------ MATERIAL TO PROCESS ------

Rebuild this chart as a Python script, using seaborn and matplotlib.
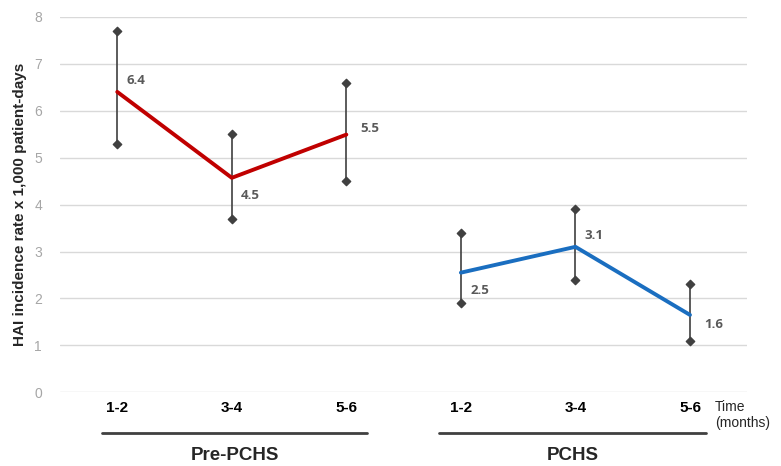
import matplotlib
matplotlib.use('Agg')
import matplotlib.pyplot as plt
import matplotlib.transforms as mtransforms
import seaborn as sns
import pandas as pd

# donnees
periods = ['1-2', '3-4', '5-6', '1-2', '3-4', '5-6']
groups = ['Pre-PCHS'] * 3 + ['PCHS'] * 3
rate = [6.4, 4.57, 5.49, 2.55, 3.10, 1.65]
lower = [5.3, 3.7, 4.5, 1.9, 2.4, 1.1]
upper = [7.7, 5.5, 6.6, 3.4, 3.9, 2.3]
value_labels = ['6.4', '4.5', '5.5', '2.5', '3.1', '1.6']
group_names = ['Pre-PCHS', 'PCHS']

df = pd.DataFrame({'pos': range(len(rate)), 'period': periods,
                   'group': groups, 'rate': rate,
                   'lower': lower, 'upper': upper, 'label': value_labels})

sns.set_style('white')
plt.rcParams['font.family'] = ['Liberation Sans', 'DejaVu Sans']

fig = plt.figure(figsize=(7.81, 4.66), dpi=100)
ax = fig.add_axes([0.0768, 0.158, 0.880, 0.806])

for y in range(0, 9):
    ax.axhline(y, color='#D9D9D9', lw=1.0, zorder=0)

# barres d'erreur
ax.vlines(df['pos'], df['lower'], df['upper'], color='#404040', lw=1.2, zorder=2)
ax.scatter(df['pos'], df['lower'], marker='D', s=18, color='#404040', zorder=3)
ax.scatter(df['pos'], df['upper'], marker='D', s=18, color='#404040', zorder=3)

sns.lineplot(data=df, x='pos', y='rate', hue='group', hue_order=group_names,
             palette={'Pre-PCHS': '#C00000', 'PCHS': '#1A6EC0'},
             lw=2.8, legend=False, ax=ax, zorder=4)

# etiquettes de valeurs
offsets = [(0.08, 0.24), (0.08, -0.37), (0.12, 0.13),
           (0.08, -0.37), (0.08, 0.24), (0.12, -0.2)]
for (_, r), (dx, dy) in zip(df.iterrows(), offsets):
    ax.text(r['pos'] + dx, r['rate'] + dy, r['label'], ha='left', va='center',
            fontsize=9.5, fontweight='bold', color='#595959',
            family=['Open Sans', 'DejaVu Sans'])

ax.set_xlim(-0.5, 5.5)
ax.set_ylim(0, 8)
ax.set_yticks(range(0, 9))
ax.set_xticks(df['pos'])
ax.set_xticklabels(periods, fontsize=11, fontweight='bold', color='black')
ax.tick_params(axis='x', length=0, pad=6)
ax.tick_params(axis='y', length=0, pad=13, labelsize=10, labelcolor='#A6A6A6')
ax.set_xlabel('')
ax.set_ylabel('HAI incidence rate x 1,000 patient-days', fontsize=11,
              fontweight='bold', labelpad=5)
for s in ax.spines.values():
    s.set_visible(False)

# lignes de groupes sous l'axe
trans = mtransforms.blended_transform_factory(ax.transData, ax.transAxes)
spans = [(-0.13, 2.18), (2.81, 5.14)]
for name, (x0, x1) in zip(group_names, spans):
    ax.plot([x0, x1], [-0.109, -0.109], color='#404040', lw=2,
            transform=trans, clip_on=False)
    ax.text((x0 + x1) / 2, -0.168, name, transform=trans, ha='center',
            va='center', fontsize=13.5, fontweight='bold')

ax.text(5.22, -0.02, 'Time\n(months)', transform=trans, ha='left', va='top',
        fontsize=10, linespacing=1.15)

fig.savefig('out.png', dpi=100, facecolor='white')
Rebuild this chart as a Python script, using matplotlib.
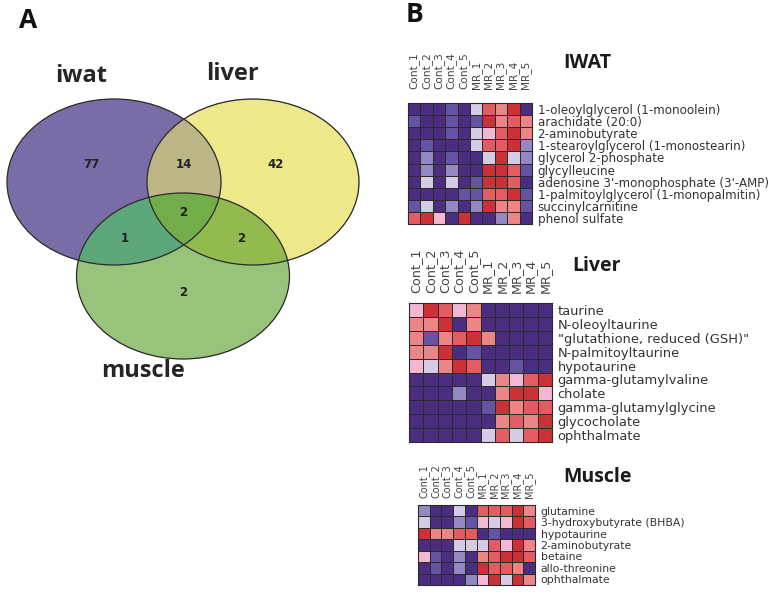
import matplotlib

matplotlib.use("Agg")
import matplotlib.pyplot as plt
import numpy as np
from matplotlib.colors import ListedColormap, to_rgba
from matplotlib.patches import Ellipse

# ---- Venn data -------------------------------------------------------------
venn_sets = ["iwat", "liver", "muscle"]
# region key: tuple of membership (iwat, liver, muscle)
venn_counts = {
    (1, 0, 0): 77,
    (0, 1, 0): 42,
    (0, 0, 1): 2,
    (1, 1, 0): 14,
    (1, 0, 1): 1,
    (0, 1, 1): 2,
    (1, 1, 1): 2,
}

# ---- heatmap data (levels 0 = low/purple ... 7 = high/red) ------------------
samples = ["Cont_1", "Cont_2", "Cont_3", "Cont_4", "Cont_5",
           "MR_1", "MR_2", "MR_3", "MR_4", "MR_5"]

iwat_rows = [
    "1-oleoylglycerol (1-monoolein)",
    "arachidate (20:0)",
    "2-aminobutyrate",
    "1-stearoylglycerol (1-monostearin)",
    "glycerol 2-phosphate",
    "glycylleucine",
    "adenosine 3'-monophosphate (3'-AMP)",
    "1-palmitoylglycerol (1-monopalmitin)",
    "succinylcarnitine",
    "phenol sulfate",
]
iwat_vals = [
    [0, 0, 0, 1, 0, 3, 6, 5, 7, 0],
    [1, 0, 0, 1, 0, 1, 7, 5, 6, 5],
    [0, 0, 0, 1, 0, 3, 4, 6, 7, 5],
    [0, 1, 0, 0, 0, 3, 6, 6, 7, 2],
    [0, 2, 0, 1, 0, 0, 3, 7, 3, 2],
    [0, 2, 0, 2, 0, 0, 7, 7, 6, 1],
    [0, 3, 0, 3, 0, 1, 7, 7, 6, 0],
    [0, 0, 0, 0, 1, 1, 6, 6, 7, 1],
    [1, 3, 0, 2, 0, 2, 7, 5, 5, 1],
    [6, 7, 4, 0, 7, 0, 0, 2, 5, 0],
]

liver_rows = [
    "taurine",
    "N-oleoyltaurine",
    "\"glutathione, reduced (GSH)\"",
    "N-palmitoyltaurine",
    "hypotaurine",
    "gamma-glutamylvaline",
    "cholate",
    "gamma-glutamylglycine",
    "glycocholate",
    "ophthalmate",
]
liver_vals = [
    [4, 7, 6, 4, 5, 0, 0, 0, 0, 0],
    [5, 5, 7, 0, 5, 0, 0, 0, 0, 0],
    [5, 1, 5, 6, 7, 5, 0, 0, 0, 0],
    [5, 5, 7, 0, 1, 0, 0, 0, 0, 0],
    [4, 3, 5, 7, 6, 0, 0, 1, 0, 0],
    [0, 0, 0, 0, 0, 3, 5, 4, 6, 7],
    [0, 0, 0, 2, 0, 0, 5, 7, 7, 4],
    [0, 0, 0, 0, 0, 1, 7, 5, 6, 6],
    [0, 0, 0, 0, 0, 0, 5, 6, 5, 7],
    [0, 0, 0, 0, 0, 3, 6, 3, 6, 7],
]

muscle_rows = [
    "glutamine",
    "3-hydroxybutyrate (BHBA)",
    "hypotaurine",
    "2-aminobutyrate",
    "betaine",
    "allo-threonine",
    "ophthalmate",
]
muscle_vals = [
    [2, 0, 0, 3, 0, 6, 6, 6, 7, 5],
    [3, 0, 0, 2, 1, 4, 3, 4, 7, 6],
    [7, 5, 5, 6, 6, 0, 1, 0, 0, 0],
    [0, 0, 0, 3, 3, 3, 6, 4, 7, 5],
    [4, 1, 0, 2, 0, 5, 6, 7, 7, 6],
    [0, 1, 0, 2, 0, 7, 6, 6, 5, 0],
    [0, 0, 0, 0, 2, 4, 7, 3, 7, 5],
]

W, H = 780, 594
fig = plt.figure(figsize=(W / 100, H / 100), dpi=100)
fig.patch.set_facecolor("white")

BOLD = ["Open Sans", "DejaVu Sans"]

# ---- panel A: Venn ---------------------------------------------------------
ax_v = fig.add_axes([0, 0, 1, 1])
ax_v.set_xlim(0, W)
ax_v.set_ylim(H, 0)
ax_v.axis("off")

# ellipse geometry in pixel units: (cx, cy, width, height)
ellipses = [(114, 182, 214, 166), (253, 182, 212, 166), (183, 276, 213, 166)]
region_colors = {
    (1, 0, 0): "#7a6ea8",
    (0, 1, 0): "#ede88a",
    (0, 0, 1): "#98c47a",
    (1, 1, 0): "#bcb688",
    (1, 0, 1): "#5ea87a",
    (0, 1, 1): "#93bb4e",
    (1, 1, 1): "#72ad4a",
}

xs = np.linspace(0, 400, 1600)
ys = np.linspace(80, 380, 1200)
gx, gy = np.meshgrid(xs, ys)
inside = [((gx - cx) / (w / 2)) ** 2 + ((gy - cy) / (h / 2)) ** 2 <= 1
          for cx, cy, w, h in ellipses]
img = np.zeros(gx.shape + (4,))
for key, col in region_colors.items():
    m = np.ones(gx.shape, bool)
    for k, ins in zip(key, inside):
        m &= ins if k else ~ins
    img[m] = to_rgba(col)
ax_v.imshow(img, extent=(0, 400, 380, 80), origin="upper",
            interpolation="antialiased", zorder=1)
for cx, cy, w, h in ellipses:
    ax_v.add_patch(Ellipse((cx, cy), w, h, fill=False, ec="#2a2a2a",
                           lw=0.9, zorder=2))

count_pos = {
    (1, 0, 0): (91, 164), (1, 1, 0): (184, 164), (0, 1, 0): (276, 164),
    (1, 1, 1): (183, 212), (1, 0, 1): (125, 238), (0, 1, 1): (241, 238),
    (0, 0, 1): (183, 293),
}
for key, n in venn_counts.items():
    x, y = count_pos[key]
    ax_v.text(x, y, str(n), ha="center", va="center", fontsize=8.5,
              fontweight="bold", color="#222222", zorder=3)

name_pos = [(81, 76), (233, 74), (143, 371)]
for name, (x, y) in zip(venn_sets, name_pos):
    ax_v.text(x, y, name, ha="center", va="center", fontsize=17,
              fontweight="bold", color="#262626", family=BOLD)

ax_v.text(19, 21, "A", ha="left", va="center", fontsize=19,
          fontweight="bold", color="#111111", family=BOLD)
ax_v.text(406, 15, "B", ha="left", va="center", fontsize=19,
          fontweight="bold", color="#111111", family=BOLD)

# ---- panel B: heatmaps -----------------------------------------------------
cmap = ListedColormap(["#4b2e80", "#6553a3", "#9388c4", "#d5cbe5",
                       "#f2b8d2", "#ec8686", "#e25c62", "#cb3136"])


def draw_heatmap(box, vals, rows, title, title_xy, col_fs, row_fs, col_pad):
    x0, y0, x1, y1 = box
    ax = fig.add_axes([x0 / W, 1 - y1 / H, (x1 - x0) / W, (y1 - y0) / H])
    data = np.array(vals)
    ax.pcolormesh(data, cmap=cmap, vmin=-0.5, vmax=7.5,
                  edgecolors="#2b2b2b", linewidth=0.6)
    ax.set_xlim(0, data.shape[1])
    ax.set_ylim(data.shape[0], 0)
    ax.xaxis.tick_top()
    ax.set_xticks(np.arange(data.shape[1]) + 0.5)
    ax.set_xticklabels(samples, rotation=90, fontsize=col_fs, color="#444444")
    ax.yaxis.tick_right()
    ax.set_yticks(np.arange(data.shape[0]) + 0.5)
    ax.set_yticklabels(rows, fontsize=row_fs, color="#333333")
    ax.tick_params(axis="x", length=0, pad=col_pad)
    ax.tick_params(axis="y", length=0, pad=4)
    for s in ax.spines.values():
        s.set_color("#2b2b2b")
        s.set_linewidth(0.8)
    fig.text(title_xy[0] / W, 1 - title_xy[1] / H, title, ha="left",
             va="center", fontsize=14, fontweight="bold", color="#1a1a1a",
             family=BOLD)
    return ax


draw_heatmap((408, 103, 532, 224), iwat_vals, iwat_rows, "IWAT", (563, 63),
             7.6, 8.6, 10)
draw_heatmap((409, 303, 552, 442), liver_vals, liver_rows, "Liver", (572, 266),
             9.2, 9.4, 7)
draw_heatmap((418, 505, 535, 585), muscle_vals, muscle_rows, "Muscle",
             (563, 477), 7.0, 7.8, 5)

fig.savefig("out.png", dpi=100, facecolor="white")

------

Start at the first line of the records and write out everything up to and including the line containing "import pandas as pd". No pictures.

PROBLEM SOLUTION:
Rebuild this chart as a Python script, using seaborn and matplotlib.
import matplotlib
matplotlib.use('Agg')
import matplotlib.pyplot as plt
import matplotlib.transforms as mtransforms
import seaborn as sns
import pandas as pd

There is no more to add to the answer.